In a recent profile on the actress, Vanity Fair depicted an audition exercise casting directors used with impoverished child actors while adapting Loung Ung‘s memoir about surviving the Khmer Rouge killings that claimed nearly two million Cambodians in the late 1970s, including her parents.
“In order to find their lead, to play young Loung Ung, the casting directors set up a game, rather disturbing in its realism: they put money on the table and asked the child to think of something she needed the money for, and then to snatch it away,” Vanity Fair said. “The director would pretend to catch the child, and the child would have to come up with a lie.”
In a statement to The Huffington Post, Jolie has refuted the claim.
“I am upset that a pretend exercise in an improvisation, from an actual scene in the film, has been written about as if it was a real scenario,” said Jolie. “The suggestion that real money was taken from a child during an audition is false and upsetting.
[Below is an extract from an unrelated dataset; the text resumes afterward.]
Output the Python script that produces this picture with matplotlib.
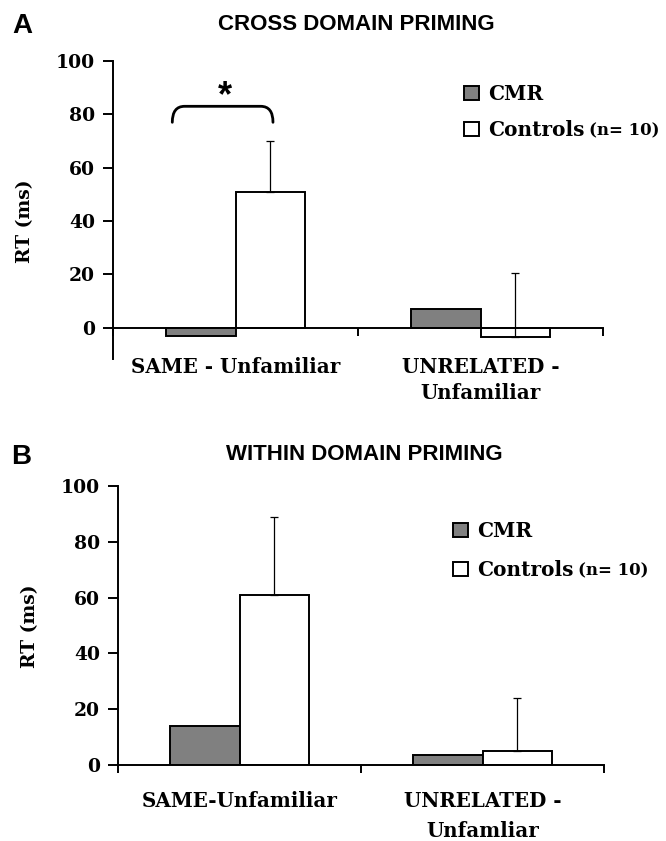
import matplotlib.pyplot as plt
import numpy as np
from matplotlib.patches import Patch, PathPatch
from matplotlib.path import Path

# data (RT priming, ms)
categories_a = ['SAME - Unfamiliar', 'UNRELATED -\nUnfamiliar']
cmr_a = [-3, 7]
controls_a = [51, -3.5]
controls_err_a = [19, 24]

categories_b = ['SAME-Unfamiliar', 'UNRELATED -\nUnfamliar']
cmr_b = [14, 3.5]
controls_b = [61, 5]
controls_err_b = [28, 19]

y_ticks = [0, 20, 40, 60, 80, 100]

SERIF = 'DejaVu Serif'
SANS = 'Liberation Sans'
plt.rcParams['font.family'] = SERIF
plt.rcParams['font.weight'] = 'bold'

fig = plt.figure(figsize=(6.66, 8.41), dpi=100)
W, H = 666, 841


def px_axes(x0, x1, ytop, ybot):
    return fig.add_axes([x0 / W, 1 - ybot / H, (x1 - x0) / W, (ybot - ytop) / H])


def draw_panel(ax, cats, cmr, ctrl, err, ymin, label_pad, spacing):
    x = np.arange(len(cats)) + 0.5
    w = 0.285
    ax.bar(x - w / 2, cmr, w, color='#808080', edgecolor='black', linewidth=1.4, zorder=2)
    ax.bar(x + w / 2, ctrl, w, color='white', edgecolor='black', linewidth=1.4, zorder=2)
    ax.errorbar(x + w / 2, ctrl, yerr=[np.zeros(len(err)), err], fmt='none',
                ecolor='black', elinewidth=0.9, capsize=3, capthick=0.9, zorder=3)
    ax.set_xlim(0, len(cats))
    ax.set_ylim(ymin, 100)
    ax.spines['top'].set_visible(False)
    ax.spines['right'].set_visible(False)
    ax.spines['left'].set_linewidth(1.4)
    ax.spines['bottom'].set_linewidth(1.4)
    ax.spines['bottom'].set_position(('data', 0))
    ax.set_yticks(y_ticks)
    ax.tick_params(axis='y', direction='out', length=7, width=1.4, pad=6, labelsize=13.5)
    ax.set_xticks([0, 1, 2])
    ax.set_xticklabels([])
    ax.tick_params(axis='x', which='major', direction='out', length=6, width=1.4)
    ax.set_xticks(x, minor=True)
    ax.set_xticklabels(cats, minor=True, fontsize=14.3, linespacing=spacing)
    ax.tick_params(axis='x', which='minor', length=0, pad=label_pad)
    for t in ax.get_yticklabels():
        t.set_fontweight('bold')
    for t in ax.get_xticklabels(minor=True):
        t.set_fontweight('bold')


ax_a = px_axes(113, 603, 61, 359.5)
draw_panel(ax_a, categories_a, cmr_a, controls_a, controls_err_a, -12, 21, 1.4)
ax_b = px_axes(118, 604, 486, 765)
draw_panel(ax_b, categories_b, cmr_b, controls_b, controls_err_b, 0, 19, 1.6)

# significance bracket in panel A
x0, x1, yb, yt, d = 0.242, 0.653, 77.0, 83.0, 0.05
verts = [(x0, yb), (x0, yt), (x0 + d, yt), (x1 - d, yt), (x1, yt), (x1, yb)]
codes = [Path.MOVETO, Path.CURVE3, Path.CURVE3, Path.LINETO, Path.CURVE3, Path.CURVE3]
ax_a.add_patch(PathPatch(Path(verts, codes), fill=False, lw=2.0, edgecolor='black',
                         capstyle='round', zorder=4))
ax_a.text(0.458, 86.5, '*', ha='center', va='center', fontsize=26, fontfamily=SANS,
          fontweight='bold')

# y labels
for yc, xc in [(221, 25), (626, 30)]:
    fig.text(xc / W, 1 - yc / H, 'RT (ms)', rotation=90, ha='center', va='center',
             fontsize=13.5, fontweight='bold', fontfamily=SERIF)

# titles and panel letters
fig.text(356 / W, 1 - 25 / H, 'CROSS DOMAIN PRIMING', ha='center', va='center',
         fontsize=16, fontweight='bold', fontfamily=SANS)
fig.text(364 / W, 1 - 455 / H, 'WITHIN DOMAIN PRIMING', ha='center', va='center',
         fontsize=16, fontweight='bold', fontfamily=SANS)
fig.text(12 / W, 1 - 26 / H, 'A', ha='left', va='center', fontsize=20,
         fontweight='bold', fontfamily=SANS)
fig.text(11 / W, 1 - 457 / H, 'B', ha='left', va='center', fontsize=20,
         fontweight='bold', fontfamily=SANS)

# legends
handles = [Patch(facecolor='#808080', edgecolor='black', linewidth=1.4),
           Patch(facecolor='white', edgecolor='black', linewidth=1.4)]
legends = []
for ax, (lx, ly), sp in [(ax_a, (464, 84), 0.8), (ax_b, (453, 521), 0.95)]:
    leg = ax.legend(handles, ['CMR', 'Controls'], loc='upper left',
                    bbox_to_anchor=(lx / W, 1 - ly / H), bbox_transform=fig.transFigure,
                    frameon=False, borderpad=0, borderaxespad=0, handlelength=0.75,
                    handleheight=0.75, handletextpad=0.45, labelspacing=sp,
                    prop={'family': SERIF, 'weight': 'bold', 'size': 14.5})
    legends.append(leg)

fig.canvas.draw()
renderer = fig.canvas.get_renderer()
for leg in legends:
    bb = leg.get_texts()[1].get_window_extent(renderer)
    fig.text((bb.x1 + 4) / W, (bb.y0 + 1) / H, '(n= 10)', ha='left', va='bottom',
             fontsize=12, fontweight='bold', fontfamily=SERIF)

fig.savefig('out.png', dpi=100)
I would be outraged myself if this had happened.”
The actress added that “every measure was taken to ensure the safety, comfort and well-being of the children on the film starting from the auditions through production to the present.”
A source with knowledge of the movie’s casting process also told the outlet that the children were aware they were improvising a scene from the film and that no real money was involved.
In a behind-the-scenes video also released this week, the director, actress and activist explains how her deep connection to Cambodia and its people inspired her to help tell a painful story in the country’s recent history.
First They Killed My Father premieres on Netflix this September.